Transcribe all of the material below word for word and leave out its pictures.
•••
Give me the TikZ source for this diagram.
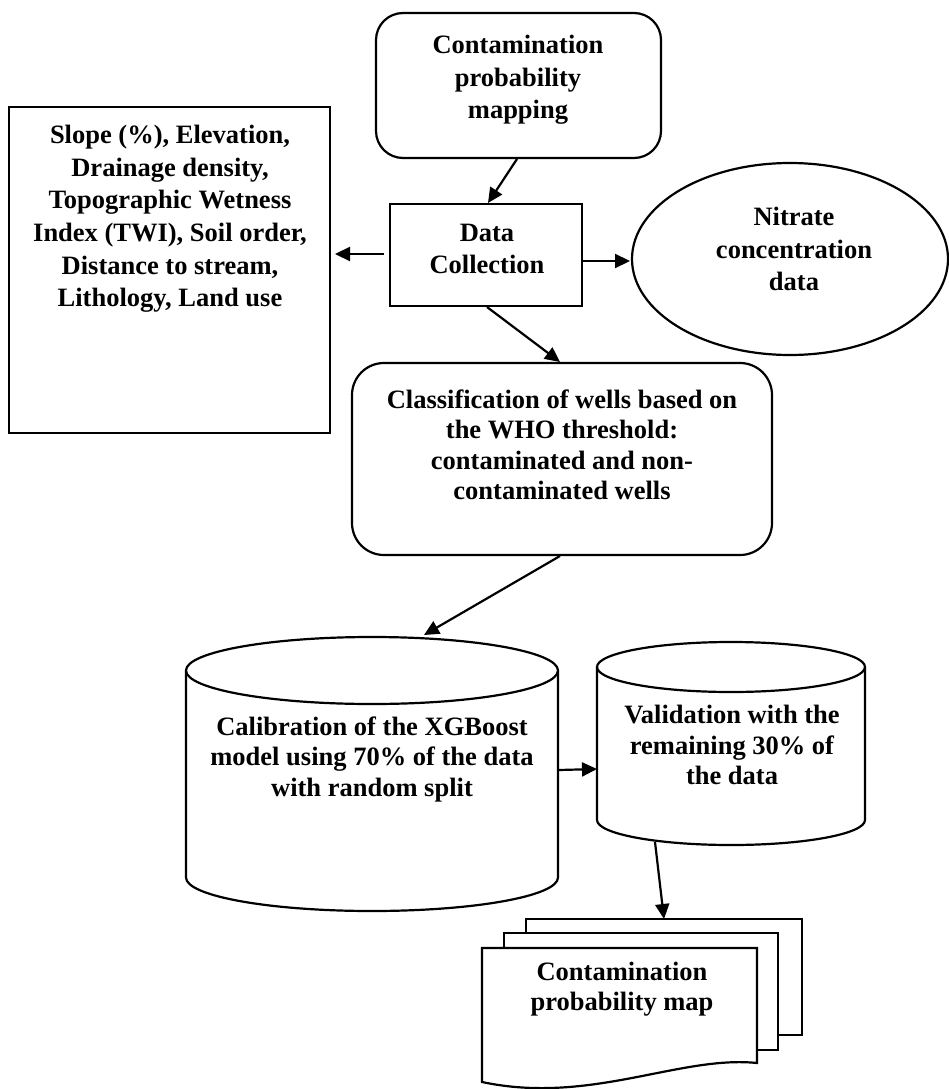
\documentclass[tikz,border=0pt]{standalone}
\usepackage{fontspec}
\setmainfont{Liberation Serif}
\usetikzlibrary{arrows.meta,shapes.geometric}
\begin{document}
\begin{tikzpicture}[x=1pt,y=-1pt,
  shp/.style={draw, line width=2.2pt, inner sep=0pt},
  txt/.style={font=\bfseries\fontsize{26.5}{32.6}\selectfont, align=center, inner sep=0pt},
  txtb/.style={font=\bfseries\fontsize{26.5}{30.5}\selectfont, align=center, inner sep=0pt},
  arr/.style={line width=2.2pt, -{Triangle[length=15pt,width=14pt]}}]
\useasboundingbox (0,0) rectangle (949,1089);

% top rounded box
\node[shp, rounded corners=27pt, minimum width=285pt, minimum height=145pt] (cpm) at (518.5,85.5) {};
\node[txt] (cpmt) at (518,80) {Contamination\\probability\\mapping};

% left factor box
\node[shp, minimum width=321pt, minimum height=326pt] (fac) at (169.5,270) {};
\node[txt] (fact) at (170,219) {Slope (\%), Elevation,\\Drainage density,\\Topographic Wetness\\Index (TWI), Soil order,\\Distance to stream,\\Lithology, Land use};

% data collection
\node[shp, minimum width=192pt, minimum height=102pt] (dc) at (486,255) {};
\node[txt] (dct) at (487,249) {Data\\Collection};

% nitrate ellipse
\node[shp, ellipse, minimum width=316pt, minimum height=192pt] (nit) at (790,259) {};
\node[txt] (nitt) at (794,249) {Nitrate\\concentration\\data};

% classification
\node[shp, rounded corners=32pt, minimum width=420pt, minimum height=192pt] (cls) at (562,459) {};
\node[txtb] (clst) at (562,445) {Classification of wells based on\\the WHO threshold:\\contaminated and non-\\contaminated wells};

% big cylinder
\draw[shp] (186,670.5) -- (186,877.5) arc[start angle=180, end angle=360, x radius=186pt, y radius=33.5pt] -- (558,670.5);
\draw[shp] (372,670.5) ellipse[x radius=186pt, y radius=33.5pt];
\node[txtb] (calt) at (372,759) {Calibration of the XGBoost\\model using 70\% of the data\\with random split};

% small cylinder
\draw[shp] (597,667) -- (597,820) arc[start angle=180, end angle=360, x radius=134pt, y radius=25pt] -- (865,667);
\draw[shp] (731,667) ellipse[x radius=134pt, y radius=25pt];
\node[txtb] (valt) at (732,745) {Validation with the\\remaining 30\% of\\the data};

% multidocument
\draw[shp, fill=white] (526,919) rectangle (802,1035);
\draw[shp, fill=white] (504,933) rectangle (778,1050);
\draw[shp, fill=white] (482,948) -- (757,948) -- (757,1063)
   .. controls (680,1055) and (590,1105) .. (482,1082) -- cycle;
\node[txtb] (mapt) at (622,989) {Contamination\\probability map};

% connector end points
\coordinate (a1s) at (517,159);  \coordinate (a1e) at (488,203);
\coordinate (a2s) at (384,254);  \coordinate (a2e) at (335,254);
\coordinate (a3s) at (583,261);  \coordinate (a3e) at (630,261);
\coordinate (a4s) at (487,307);  \coordinate (a4e) at (560,362);
\coordinate (a5s) at (560,556);  \coordinate (a5e) at (424,635);
\coordinate (a6s) at (559,770);  \coordinate (a6e) at (597,769);
\coordinate (a7s) at (655,842);  \coordinate (a7e) at (664,919);

\draw[arr] (a1s) -- (a1e);
\draw[arr] (a2s) -- (a2e);
\draw[arr] (a3s) -- (a3e);
\draw[arr] (a4s) -- (a4e);
\draw[arr] (a5s) -- (a5e);
\draw[arr] (a6s) -- (a6e);
\draw[arr] (a7s) -- (a7e);
\end{tikzpicture}
\end{document}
•••
Solution to this task>
Give me the TikZ source for this diagram.
\documentclass[tikz,border=0pt]{standalone}
\usepackage{fontspec}
\setmainfont{Liberation Serif}
\usetikzlibrary{arrows.meta,shapes.geometric}
\begin{document}
\begin{tikzpicture}[x=1pt,y=-1pt,
  shp/.style={draw, line width=2.2pt, inner sep=0pt},
  txt/.style={font=\bfseries\fontsize{26.5}{32.6}\selectfont, align=center, inner sep=0pt},
  txtb/.style={font=\bfseries\fontsize{26.5}{30.5}\selectfont, align=center, inner sep=0pt},
  arr/.style={line width=2.2pt, -{Triangle[length=15pt,width=14pt]}}]
\useasboundingbox (0,0) rectangle (949,1089);

% top rounded box
\node[shp, rounded corners=27pt, minimum width=285pt, minimum height=145pt] (cpm) at (518.5,85.5) {};
\node[txt] (cpmt) at (518,80) {Contamination\\probability\\mapping};

% left factor box
\node[shp, minimum width=321pt, minimum height=326pt] (fac) at (169.5,270) {};
\node[txt] (fact) at (170,219) {Slope (\%), Elevation,\\Drainage density,\\Topographic Wetness\\Index (TWI), Soil order,\\Distance to stream,\\Lithology, Land use};

% data collection
\node[shp, minimum width=192pt, minimum height=102pt] (dc) at (486,255) {};
\node[txt] (dct) at (487,249) {Data\\Collection};

% nitrate ellipse
\node[shp, ellipse, minimum width=316pt, minimum height=192pt] (nit) at (790,259) {};
\node[txt] (nitt) at (794,249) {Nitrate\\concentration\\data};

% classification
\node[shp, rounded corners=32pt, minimum width=420pt, minimum height=192pt] (cls) at (562,459) {};
\node[txtb] (clst) at (562,445) {Classification of wells based on\\the WHO threshold:\\contaminated and non-\\contaminated wells};

% big cylinder
\draw[shp] (186,670.5) -- (186,877.5) arc[start angle=180, end angle=360, x radius=186pt, y radius=33.5pt] -- (558,670.5);
\draw[shp] (372,670.5) ellipse[x radius=186pt, y radius=33.5pt];
\node[txtb] (calt) at (372,759) {Calibration of the XGBoost\\model using 70\% of the data\\with random split};

% small cylinder
\draw[shp] (597,667) -- (597,820) arc[start angle=180, end angle=360, x radius=134pt, y radius=25pt] -- (865,667);
\draw[shp] (731,667) ellipse[x radius=134pt, y radius=25pt];
\node[txtb] (valt) at (732,745) {Validation with the\\remaining 30\% of\\the data};

% multidocument
\draw[shp, fill=white] (526,919) rectangle (802,1035);
\draw[shp, fill=white] (504,933) rectangle (778,1050);
\draw[shp, fill=white] (482,948) -- (757,948) -- (757,1063)
   .. controls (680,1055) and (590,1105) .. (482,1082) -- cycle;
\node[txtb] (mapt) at (622,989) {Contamination\\probability map};

% connector end points
\coordinate (a1s) at (517,159);  \coordinate (a1e) at (488,203);
\coordinate (a2s) at (384,254);  \coordinate (a2e) at (335,254);
\coordinate (a3s) at (583,261);  \coordinate (a3e) at (630,261);
\coordinate (a4s) at (487,307);  \coordinate (a4e) at (560,362);
\coordinate (a5s) at (560,556);  \coordinate (a5e) at (424,635);
\coordinate (a6s) at (559,770);  \coordinate (a6e) at (597,769);
\coordinate (a7s) at (655,842);  \coordinate (a7e) at (664,919);

\draw[arr] (a1s) -- (a1e);
\draw[arr] (a2s) -- (a2e);
\draw[arr] (a3s) -- (a3e);
\draw[arr] (a4s) -- (a4e);
\draw[arr] (a5s) -- (a5e);
\draw[arr] (a6s) -- (a6e);
\draw[arr] (a7s) -- (a7e);
\end{tikzpicture}
\end{document}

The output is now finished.